## INSTRUCTIONS FOR THE TASK
Open with the line that has "Generate a component"; close with the line that has "const D007R = [0.091, 0.217, 0.24, 0.255, 0.31, 0.342]". Retype those lines exactly, images excluded.

## ENTRIES PROVIDED

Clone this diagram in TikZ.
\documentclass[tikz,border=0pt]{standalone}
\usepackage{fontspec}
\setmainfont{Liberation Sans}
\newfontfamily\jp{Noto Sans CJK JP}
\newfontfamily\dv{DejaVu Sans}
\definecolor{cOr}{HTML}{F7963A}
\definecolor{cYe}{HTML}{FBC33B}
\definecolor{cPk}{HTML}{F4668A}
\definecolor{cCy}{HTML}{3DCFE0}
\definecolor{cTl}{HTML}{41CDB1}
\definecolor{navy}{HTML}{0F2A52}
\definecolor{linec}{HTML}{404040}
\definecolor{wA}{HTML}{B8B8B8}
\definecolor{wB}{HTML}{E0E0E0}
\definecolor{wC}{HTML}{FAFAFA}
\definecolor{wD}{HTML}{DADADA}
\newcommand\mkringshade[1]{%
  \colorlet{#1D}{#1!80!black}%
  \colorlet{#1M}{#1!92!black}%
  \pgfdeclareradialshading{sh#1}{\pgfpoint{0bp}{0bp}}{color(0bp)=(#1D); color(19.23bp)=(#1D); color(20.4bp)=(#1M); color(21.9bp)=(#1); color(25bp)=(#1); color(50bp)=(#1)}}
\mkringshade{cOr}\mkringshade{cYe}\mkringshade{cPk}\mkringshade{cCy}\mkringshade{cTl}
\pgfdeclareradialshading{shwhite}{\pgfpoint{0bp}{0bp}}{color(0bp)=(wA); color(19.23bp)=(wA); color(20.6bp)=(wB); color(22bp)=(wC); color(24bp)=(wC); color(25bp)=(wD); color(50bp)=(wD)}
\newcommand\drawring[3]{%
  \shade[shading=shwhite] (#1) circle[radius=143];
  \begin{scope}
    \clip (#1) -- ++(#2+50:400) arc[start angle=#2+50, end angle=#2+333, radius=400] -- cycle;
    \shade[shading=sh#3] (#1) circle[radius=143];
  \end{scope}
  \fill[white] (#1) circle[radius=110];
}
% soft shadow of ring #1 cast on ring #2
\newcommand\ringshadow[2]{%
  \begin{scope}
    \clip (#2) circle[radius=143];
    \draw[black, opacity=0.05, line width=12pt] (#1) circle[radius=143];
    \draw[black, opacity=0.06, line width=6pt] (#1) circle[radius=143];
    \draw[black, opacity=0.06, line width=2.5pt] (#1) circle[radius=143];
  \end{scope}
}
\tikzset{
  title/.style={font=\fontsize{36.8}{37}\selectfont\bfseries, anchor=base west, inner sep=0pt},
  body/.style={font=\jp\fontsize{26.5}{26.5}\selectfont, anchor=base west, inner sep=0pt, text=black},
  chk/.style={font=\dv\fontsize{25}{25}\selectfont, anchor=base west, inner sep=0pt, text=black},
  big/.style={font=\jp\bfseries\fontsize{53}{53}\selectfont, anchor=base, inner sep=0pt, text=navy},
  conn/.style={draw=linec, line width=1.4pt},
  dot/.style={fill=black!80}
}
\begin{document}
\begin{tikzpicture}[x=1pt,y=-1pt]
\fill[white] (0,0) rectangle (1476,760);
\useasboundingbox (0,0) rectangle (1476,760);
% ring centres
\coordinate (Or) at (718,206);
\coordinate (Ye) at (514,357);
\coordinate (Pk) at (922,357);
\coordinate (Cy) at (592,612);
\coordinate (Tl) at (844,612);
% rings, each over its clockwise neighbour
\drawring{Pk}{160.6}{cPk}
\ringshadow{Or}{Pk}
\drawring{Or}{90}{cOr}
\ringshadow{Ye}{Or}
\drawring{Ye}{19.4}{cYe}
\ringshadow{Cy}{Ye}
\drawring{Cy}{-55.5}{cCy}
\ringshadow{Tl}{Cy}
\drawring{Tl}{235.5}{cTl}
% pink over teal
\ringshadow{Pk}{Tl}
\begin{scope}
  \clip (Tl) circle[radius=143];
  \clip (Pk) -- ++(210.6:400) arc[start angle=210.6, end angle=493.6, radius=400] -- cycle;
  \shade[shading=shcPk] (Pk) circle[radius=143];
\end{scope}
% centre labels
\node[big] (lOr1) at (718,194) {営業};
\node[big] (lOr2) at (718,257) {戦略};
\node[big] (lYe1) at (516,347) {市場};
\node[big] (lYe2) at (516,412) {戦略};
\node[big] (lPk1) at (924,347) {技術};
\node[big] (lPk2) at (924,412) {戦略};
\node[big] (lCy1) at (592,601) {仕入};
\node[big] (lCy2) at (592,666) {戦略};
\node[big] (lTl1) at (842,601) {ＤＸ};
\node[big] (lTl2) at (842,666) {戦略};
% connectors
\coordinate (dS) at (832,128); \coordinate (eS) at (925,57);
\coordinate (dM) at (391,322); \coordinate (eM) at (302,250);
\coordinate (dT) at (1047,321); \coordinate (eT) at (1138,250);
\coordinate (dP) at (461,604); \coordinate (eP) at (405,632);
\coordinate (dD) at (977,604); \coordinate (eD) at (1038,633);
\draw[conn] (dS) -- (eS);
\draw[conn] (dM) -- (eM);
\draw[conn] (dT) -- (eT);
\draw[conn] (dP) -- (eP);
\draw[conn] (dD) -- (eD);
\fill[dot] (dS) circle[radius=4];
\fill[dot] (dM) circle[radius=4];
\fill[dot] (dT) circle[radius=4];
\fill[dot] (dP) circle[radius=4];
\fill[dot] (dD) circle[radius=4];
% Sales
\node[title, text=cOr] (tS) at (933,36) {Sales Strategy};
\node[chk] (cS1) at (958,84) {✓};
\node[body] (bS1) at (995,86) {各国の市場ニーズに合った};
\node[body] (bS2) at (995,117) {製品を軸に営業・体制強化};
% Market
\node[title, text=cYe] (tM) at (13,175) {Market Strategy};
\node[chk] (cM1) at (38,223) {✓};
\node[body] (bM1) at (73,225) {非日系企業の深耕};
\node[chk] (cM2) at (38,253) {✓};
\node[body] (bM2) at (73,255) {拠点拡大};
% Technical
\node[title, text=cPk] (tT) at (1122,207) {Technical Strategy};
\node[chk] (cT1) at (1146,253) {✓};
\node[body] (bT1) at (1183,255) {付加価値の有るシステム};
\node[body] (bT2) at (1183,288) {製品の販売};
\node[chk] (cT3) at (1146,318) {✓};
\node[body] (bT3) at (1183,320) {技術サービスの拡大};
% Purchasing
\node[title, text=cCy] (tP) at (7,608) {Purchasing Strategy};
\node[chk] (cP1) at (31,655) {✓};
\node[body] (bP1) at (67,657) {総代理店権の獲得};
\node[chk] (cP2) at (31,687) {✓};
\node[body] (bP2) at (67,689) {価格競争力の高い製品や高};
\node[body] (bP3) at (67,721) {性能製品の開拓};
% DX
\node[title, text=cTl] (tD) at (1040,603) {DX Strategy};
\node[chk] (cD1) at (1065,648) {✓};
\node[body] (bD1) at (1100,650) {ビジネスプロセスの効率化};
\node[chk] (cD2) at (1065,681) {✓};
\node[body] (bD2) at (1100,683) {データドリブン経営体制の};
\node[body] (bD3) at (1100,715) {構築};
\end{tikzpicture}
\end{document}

* * *

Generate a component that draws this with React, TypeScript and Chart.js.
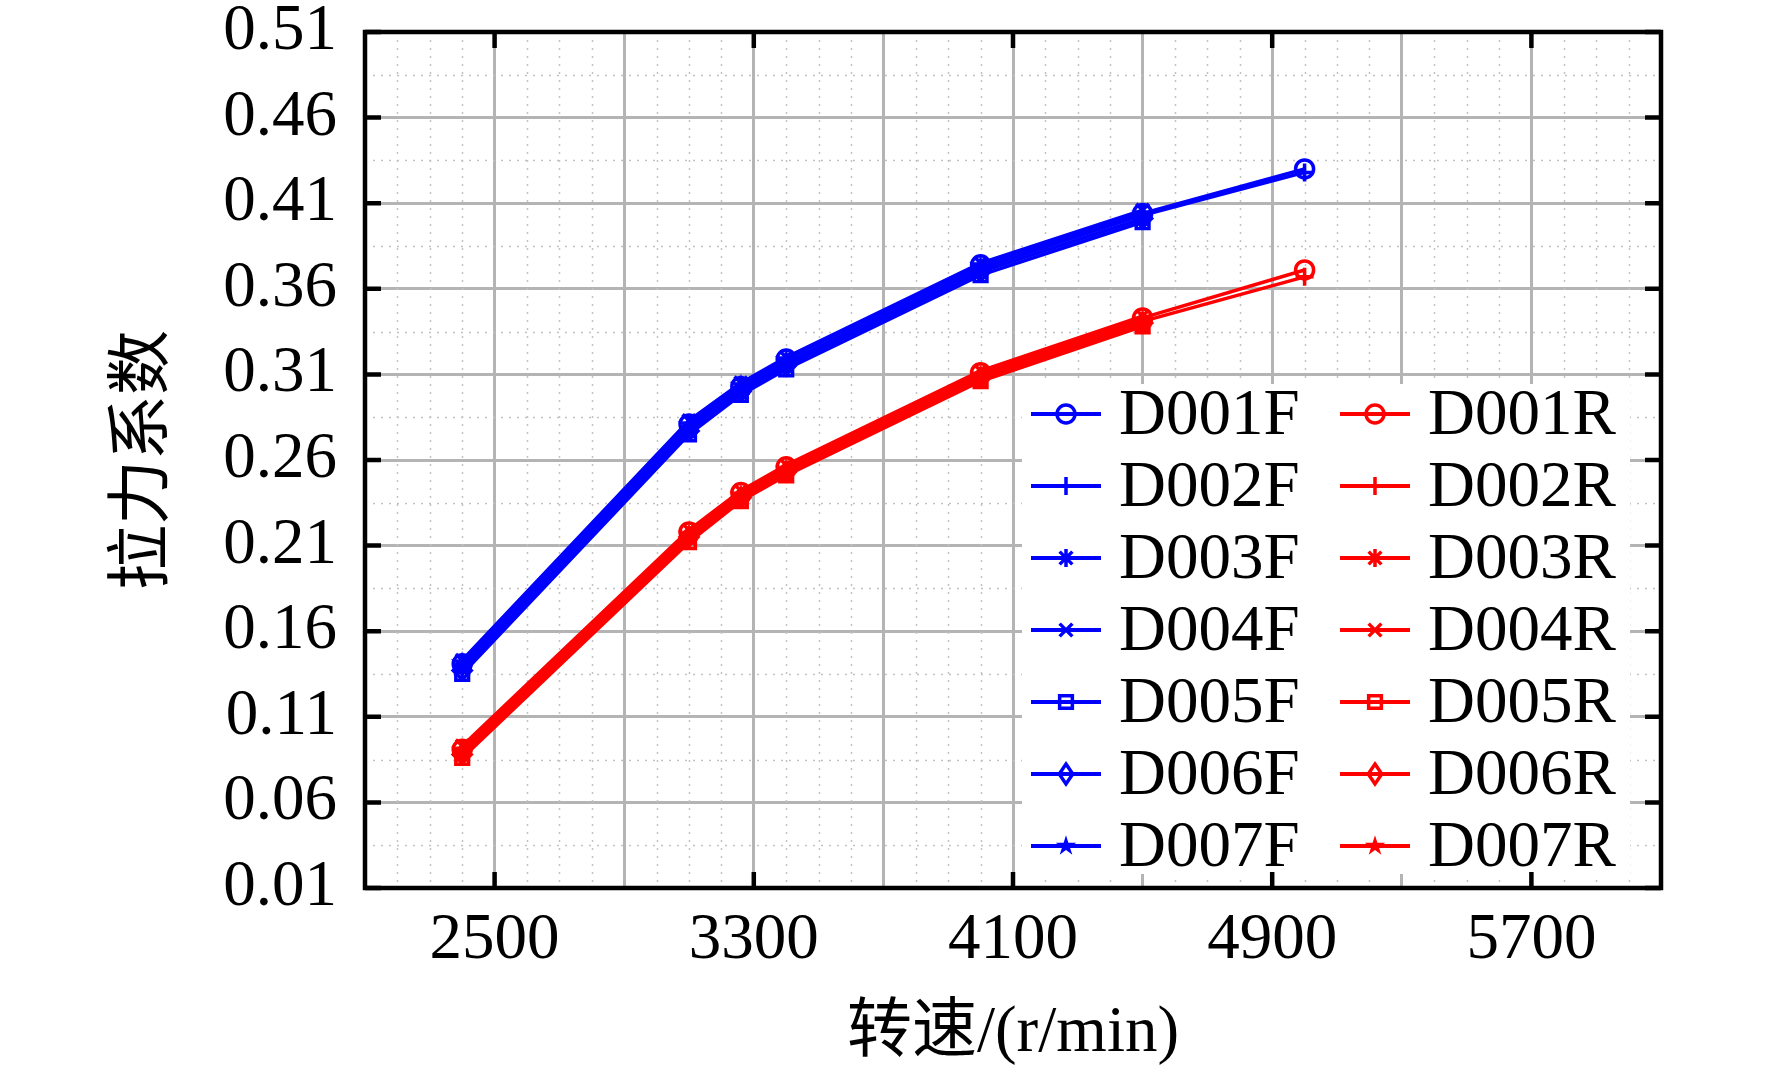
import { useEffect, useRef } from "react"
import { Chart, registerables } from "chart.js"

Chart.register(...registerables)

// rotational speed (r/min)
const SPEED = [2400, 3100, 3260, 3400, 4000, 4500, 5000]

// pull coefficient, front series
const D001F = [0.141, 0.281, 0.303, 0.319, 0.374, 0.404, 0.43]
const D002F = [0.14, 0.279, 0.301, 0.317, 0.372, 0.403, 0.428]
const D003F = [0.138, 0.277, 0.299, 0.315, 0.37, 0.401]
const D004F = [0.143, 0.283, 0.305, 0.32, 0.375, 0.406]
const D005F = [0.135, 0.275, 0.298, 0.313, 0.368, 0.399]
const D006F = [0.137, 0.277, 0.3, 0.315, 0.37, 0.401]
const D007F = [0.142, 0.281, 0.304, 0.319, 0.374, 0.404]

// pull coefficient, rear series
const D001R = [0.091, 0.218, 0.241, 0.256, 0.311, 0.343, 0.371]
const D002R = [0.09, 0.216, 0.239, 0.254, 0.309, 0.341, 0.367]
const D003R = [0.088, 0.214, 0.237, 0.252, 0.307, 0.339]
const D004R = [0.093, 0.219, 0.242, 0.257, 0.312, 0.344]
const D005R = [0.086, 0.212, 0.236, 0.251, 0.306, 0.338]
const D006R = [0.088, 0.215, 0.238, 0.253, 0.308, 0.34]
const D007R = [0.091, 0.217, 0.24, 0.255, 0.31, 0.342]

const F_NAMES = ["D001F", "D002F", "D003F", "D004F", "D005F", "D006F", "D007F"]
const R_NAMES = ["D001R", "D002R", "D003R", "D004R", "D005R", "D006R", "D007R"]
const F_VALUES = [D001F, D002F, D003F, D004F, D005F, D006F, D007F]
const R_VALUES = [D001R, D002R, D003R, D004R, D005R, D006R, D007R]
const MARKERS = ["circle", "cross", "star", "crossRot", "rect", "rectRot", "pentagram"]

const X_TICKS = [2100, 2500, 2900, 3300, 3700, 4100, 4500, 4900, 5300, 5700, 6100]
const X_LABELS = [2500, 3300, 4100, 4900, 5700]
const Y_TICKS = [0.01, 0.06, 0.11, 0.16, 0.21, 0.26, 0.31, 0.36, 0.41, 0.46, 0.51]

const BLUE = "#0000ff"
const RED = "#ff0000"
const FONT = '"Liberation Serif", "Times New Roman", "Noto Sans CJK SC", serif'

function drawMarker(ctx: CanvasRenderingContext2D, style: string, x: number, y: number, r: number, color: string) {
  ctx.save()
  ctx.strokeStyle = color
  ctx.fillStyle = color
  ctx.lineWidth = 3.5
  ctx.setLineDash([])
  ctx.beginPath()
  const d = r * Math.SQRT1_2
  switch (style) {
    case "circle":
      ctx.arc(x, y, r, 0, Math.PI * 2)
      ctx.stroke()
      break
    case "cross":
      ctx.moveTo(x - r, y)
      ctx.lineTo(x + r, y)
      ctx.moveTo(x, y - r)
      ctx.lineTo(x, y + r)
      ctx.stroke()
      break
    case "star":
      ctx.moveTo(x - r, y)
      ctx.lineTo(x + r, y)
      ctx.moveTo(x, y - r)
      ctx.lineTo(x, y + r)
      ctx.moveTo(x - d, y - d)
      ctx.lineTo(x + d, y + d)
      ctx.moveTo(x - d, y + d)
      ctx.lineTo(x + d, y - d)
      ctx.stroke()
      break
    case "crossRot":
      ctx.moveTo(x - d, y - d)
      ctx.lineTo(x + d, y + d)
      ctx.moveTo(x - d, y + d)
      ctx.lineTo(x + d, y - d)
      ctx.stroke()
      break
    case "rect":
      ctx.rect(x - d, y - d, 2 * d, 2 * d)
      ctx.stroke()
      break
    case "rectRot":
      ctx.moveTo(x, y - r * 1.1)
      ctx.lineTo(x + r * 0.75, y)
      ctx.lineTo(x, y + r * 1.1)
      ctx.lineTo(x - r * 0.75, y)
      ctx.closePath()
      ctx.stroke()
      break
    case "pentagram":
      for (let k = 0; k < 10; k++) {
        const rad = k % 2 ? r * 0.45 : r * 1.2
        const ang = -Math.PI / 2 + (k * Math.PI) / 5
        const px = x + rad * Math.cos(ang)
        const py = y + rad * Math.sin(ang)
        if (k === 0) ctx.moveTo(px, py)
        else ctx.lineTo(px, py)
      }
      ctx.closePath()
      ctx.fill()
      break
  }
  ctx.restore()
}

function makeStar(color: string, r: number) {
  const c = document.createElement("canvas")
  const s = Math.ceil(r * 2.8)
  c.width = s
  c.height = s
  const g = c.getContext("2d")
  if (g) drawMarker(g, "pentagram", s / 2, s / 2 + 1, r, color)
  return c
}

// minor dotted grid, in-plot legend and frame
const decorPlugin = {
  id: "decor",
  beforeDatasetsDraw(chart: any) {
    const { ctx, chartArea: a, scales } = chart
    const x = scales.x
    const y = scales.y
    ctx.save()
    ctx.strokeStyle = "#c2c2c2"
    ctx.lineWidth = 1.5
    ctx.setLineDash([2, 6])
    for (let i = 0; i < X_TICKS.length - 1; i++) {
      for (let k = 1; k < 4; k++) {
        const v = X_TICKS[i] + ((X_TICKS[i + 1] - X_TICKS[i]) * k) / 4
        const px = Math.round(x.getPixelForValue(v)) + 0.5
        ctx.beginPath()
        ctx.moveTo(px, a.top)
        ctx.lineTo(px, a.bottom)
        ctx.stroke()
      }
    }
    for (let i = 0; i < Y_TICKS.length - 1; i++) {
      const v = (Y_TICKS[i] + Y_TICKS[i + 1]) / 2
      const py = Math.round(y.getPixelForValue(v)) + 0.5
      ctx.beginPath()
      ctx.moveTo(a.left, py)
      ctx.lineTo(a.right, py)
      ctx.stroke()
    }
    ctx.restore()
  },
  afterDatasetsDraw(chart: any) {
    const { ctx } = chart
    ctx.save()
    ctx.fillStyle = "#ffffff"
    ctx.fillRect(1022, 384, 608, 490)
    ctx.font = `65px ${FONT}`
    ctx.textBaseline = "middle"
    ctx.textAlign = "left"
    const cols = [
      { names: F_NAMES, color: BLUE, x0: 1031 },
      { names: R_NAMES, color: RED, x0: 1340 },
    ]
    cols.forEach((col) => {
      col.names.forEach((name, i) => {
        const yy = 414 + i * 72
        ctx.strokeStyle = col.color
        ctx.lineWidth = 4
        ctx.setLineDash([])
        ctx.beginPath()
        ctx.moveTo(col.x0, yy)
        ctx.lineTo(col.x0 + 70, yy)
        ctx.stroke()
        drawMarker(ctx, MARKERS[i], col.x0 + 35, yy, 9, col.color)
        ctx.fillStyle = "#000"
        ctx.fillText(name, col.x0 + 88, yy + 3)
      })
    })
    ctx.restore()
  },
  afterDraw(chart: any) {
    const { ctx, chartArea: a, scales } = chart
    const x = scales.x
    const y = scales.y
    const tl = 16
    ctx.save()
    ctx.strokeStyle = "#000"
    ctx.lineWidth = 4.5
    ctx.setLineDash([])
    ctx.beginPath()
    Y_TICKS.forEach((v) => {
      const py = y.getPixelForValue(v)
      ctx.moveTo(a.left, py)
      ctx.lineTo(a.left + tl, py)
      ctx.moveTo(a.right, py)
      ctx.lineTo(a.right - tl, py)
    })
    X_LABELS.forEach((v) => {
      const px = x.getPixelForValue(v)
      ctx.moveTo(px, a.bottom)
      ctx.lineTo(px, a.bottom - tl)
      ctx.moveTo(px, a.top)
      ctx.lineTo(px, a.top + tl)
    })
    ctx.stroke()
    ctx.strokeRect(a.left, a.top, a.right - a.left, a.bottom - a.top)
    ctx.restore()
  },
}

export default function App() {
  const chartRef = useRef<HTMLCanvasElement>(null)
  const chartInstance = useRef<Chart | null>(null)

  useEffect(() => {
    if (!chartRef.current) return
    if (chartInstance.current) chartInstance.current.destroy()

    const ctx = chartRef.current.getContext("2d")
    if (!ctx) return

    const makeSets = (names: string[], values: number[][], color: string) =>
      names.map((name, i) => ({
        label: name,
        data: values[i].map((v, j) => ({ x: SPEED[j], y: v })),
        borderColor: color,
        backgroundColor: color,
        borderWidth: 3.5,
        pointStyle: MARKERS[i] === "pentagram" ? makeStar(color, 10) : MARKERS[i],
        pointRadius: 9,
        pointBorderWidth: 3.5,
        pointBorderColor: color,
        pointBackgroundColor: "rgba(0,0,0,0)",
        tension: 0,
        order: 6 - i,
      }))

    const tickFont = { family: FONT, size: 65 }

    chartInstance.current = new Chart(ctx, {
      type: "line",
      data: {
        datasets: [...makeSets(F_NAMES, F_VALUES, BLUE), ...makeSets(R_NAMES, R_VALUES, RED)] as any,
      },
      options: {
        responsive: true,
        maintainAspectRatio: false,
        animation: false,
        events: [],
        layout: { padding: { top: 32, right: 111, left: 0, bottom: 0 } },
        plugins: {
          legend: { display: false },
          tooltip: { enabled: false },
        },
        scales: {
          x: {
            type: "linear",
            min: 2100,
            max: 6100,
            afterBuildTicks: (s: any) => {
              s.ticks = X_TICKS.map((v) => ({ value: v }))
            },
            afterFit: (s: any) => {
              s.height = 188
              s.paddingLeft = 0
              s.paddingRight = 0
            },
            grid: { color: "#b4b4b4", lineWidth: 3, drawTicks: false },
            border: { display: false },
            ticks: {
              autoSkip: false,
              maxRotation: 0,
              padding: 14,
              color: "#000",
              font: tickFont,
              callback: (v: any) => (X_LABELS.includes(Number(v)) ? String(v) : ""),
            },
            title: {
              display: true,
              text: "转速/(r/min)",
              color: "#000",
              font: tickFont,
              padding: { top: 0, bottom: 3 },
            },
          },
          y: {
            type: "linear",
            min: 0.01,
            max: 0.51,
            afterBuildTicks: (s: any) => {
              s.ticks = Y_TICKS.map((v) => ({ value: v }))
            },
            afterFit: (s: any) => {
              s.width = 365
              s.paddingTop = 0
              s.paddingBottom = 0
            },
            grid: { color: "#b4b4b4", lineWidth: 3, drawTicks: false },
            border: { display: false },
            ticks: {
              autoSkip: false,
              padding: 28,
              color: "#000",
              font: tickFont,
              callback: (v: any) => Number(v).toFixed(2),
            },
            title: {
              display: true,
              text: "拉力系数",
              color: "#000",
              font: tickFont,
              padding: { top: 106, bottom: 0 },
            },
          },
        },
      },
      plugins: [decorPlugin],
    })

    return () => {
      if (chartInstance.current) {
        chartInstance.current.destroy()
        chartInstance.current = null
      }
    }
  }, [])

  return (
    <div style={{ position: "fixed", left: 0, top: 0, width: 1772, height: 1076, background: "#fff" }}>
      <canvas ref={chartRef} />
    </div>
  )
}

...

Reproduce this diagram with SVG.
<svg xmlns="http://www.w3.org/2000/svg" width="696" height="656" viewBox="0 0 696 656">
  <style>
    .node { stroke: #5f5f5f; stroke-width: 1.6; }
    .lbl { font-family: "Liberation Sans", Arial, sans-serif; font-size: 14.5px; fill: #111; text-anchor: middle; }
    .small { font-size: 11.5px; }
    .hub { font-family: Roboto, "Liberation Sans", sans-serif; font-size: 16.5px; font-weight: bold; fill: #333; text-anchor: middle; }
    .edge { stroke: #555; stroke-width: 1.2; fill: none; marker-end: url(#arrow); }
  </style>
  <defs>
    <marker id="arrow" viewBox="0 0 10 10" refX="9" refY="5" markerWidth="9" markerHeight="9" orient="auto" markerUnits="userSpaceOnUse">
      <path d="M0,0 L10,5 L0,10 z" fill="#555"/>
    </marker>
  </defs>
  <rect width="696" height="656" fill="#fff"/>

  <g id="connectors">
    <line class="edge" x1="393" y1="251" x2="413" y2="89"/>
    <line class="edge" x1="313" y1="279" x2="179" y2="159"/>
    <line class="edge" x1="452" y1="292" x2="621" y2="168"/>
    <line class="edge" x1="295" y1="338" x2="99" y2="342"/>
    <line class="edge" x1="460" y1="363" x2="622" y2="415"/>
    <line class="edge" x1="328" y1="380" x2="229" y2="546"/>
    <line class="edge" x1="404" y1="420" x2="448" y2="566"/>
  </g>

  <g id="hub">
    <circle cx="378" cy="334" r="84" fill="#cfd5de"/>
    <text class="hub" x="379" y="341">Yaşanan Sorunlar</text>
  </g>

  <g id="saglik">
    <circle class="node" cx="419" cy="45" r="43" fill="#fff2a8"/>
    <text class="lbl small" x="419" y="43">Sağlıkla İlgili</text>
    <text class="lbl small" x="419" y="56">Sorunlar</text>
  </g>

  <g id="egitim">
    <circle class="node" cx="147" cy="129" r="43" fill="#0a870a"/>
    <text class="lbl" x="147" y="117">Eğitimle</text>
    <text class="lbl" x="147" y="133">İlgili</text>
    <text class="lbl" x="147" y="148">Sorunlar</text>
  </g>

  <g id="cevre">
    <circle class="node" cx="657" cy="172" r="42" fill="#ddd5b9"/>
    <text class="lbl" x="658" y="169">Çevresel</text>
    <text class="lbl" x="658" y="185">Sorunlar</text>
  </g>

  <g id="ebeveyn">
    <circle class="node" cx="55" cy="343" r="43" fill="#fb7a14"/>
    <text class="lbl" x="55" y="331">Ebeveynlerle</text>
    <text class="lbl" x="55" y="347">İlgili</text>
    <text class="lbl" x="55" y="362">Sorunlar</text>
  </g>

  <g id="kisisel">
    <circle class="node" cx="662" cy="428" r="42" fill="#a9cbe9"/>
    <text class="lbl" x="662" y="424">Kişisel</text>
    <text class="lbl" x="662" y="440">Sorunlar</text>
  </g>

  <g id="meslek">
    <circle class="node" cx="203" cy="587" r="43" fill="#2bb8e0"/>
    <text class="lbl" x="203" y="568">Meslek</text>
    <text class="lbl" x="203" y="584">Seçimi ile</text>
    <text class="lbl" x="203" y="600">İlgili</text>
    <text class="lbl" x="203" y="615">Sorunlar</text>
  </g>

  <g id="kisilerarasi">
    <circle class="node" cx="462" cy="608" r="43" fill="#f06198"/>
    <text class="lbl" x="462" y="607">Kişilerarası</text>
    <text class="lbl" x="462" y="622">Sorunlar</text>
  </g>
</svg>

## ANSWER TO THE TASK
Generate a component that draws this with React, TypeScript and Chart.js.
import { useEffect, useRef } from "react"
import { Chart, registerables } from "chart.js"

Chart.register(...registerables)

// rotational speed (r/min)
const SPEED = [2400, 3100, 3260, 3400, 4000, 4500, 5000]

// pull coefficient, front series
const D001F = [0.141, 0.281, 0.303, 0.319, 0.374, 0.404, 0.43]
const D002F = [0.14, 0.279, 0.301, 0.317, 0.372, 0.403, 0.428]
const D003F = [0.138, 0.277, 0.299, 0.315, 0.37, 0.401]
const D004F = [0.143, 0.283, 0.305, 0.32, 0.375, 0.406]
const D005F = [0.135, 0.275, 0.298, 0.313, 0.368, 0.399]
const D006F = [0.137, 0.277, 0.3, 0.315, 0.37, 0.401]
const D007F = [0.142, 0.281, 0.304, 0.319, 0.374, 0.404]

// pull coefficient, rear series
const D001R = [0.091, 0.218, 0.241, 0.256, 0.311, 0.343, 0.371]
const D002R = [0.09, 0.216, 0.239, 0.254, 0.309, 0.341, 0.367]
const D003R = [0.088, 0.214, 0.237, 0.252, 0.307, 0.339]
const D004R = [0.093, 0.219, 0.242, 0.257, 0.312, 0.344]
const D005R = [0.086, 0.212, 0.236, 0.251, 0.306, 0.338]
const D006R = [0.088, 0.215, 0.238, 0.253, 0.308, 0.34]
const D007R = [0.091, 0.217, 0.24, 0.255, 0.31, 0.342]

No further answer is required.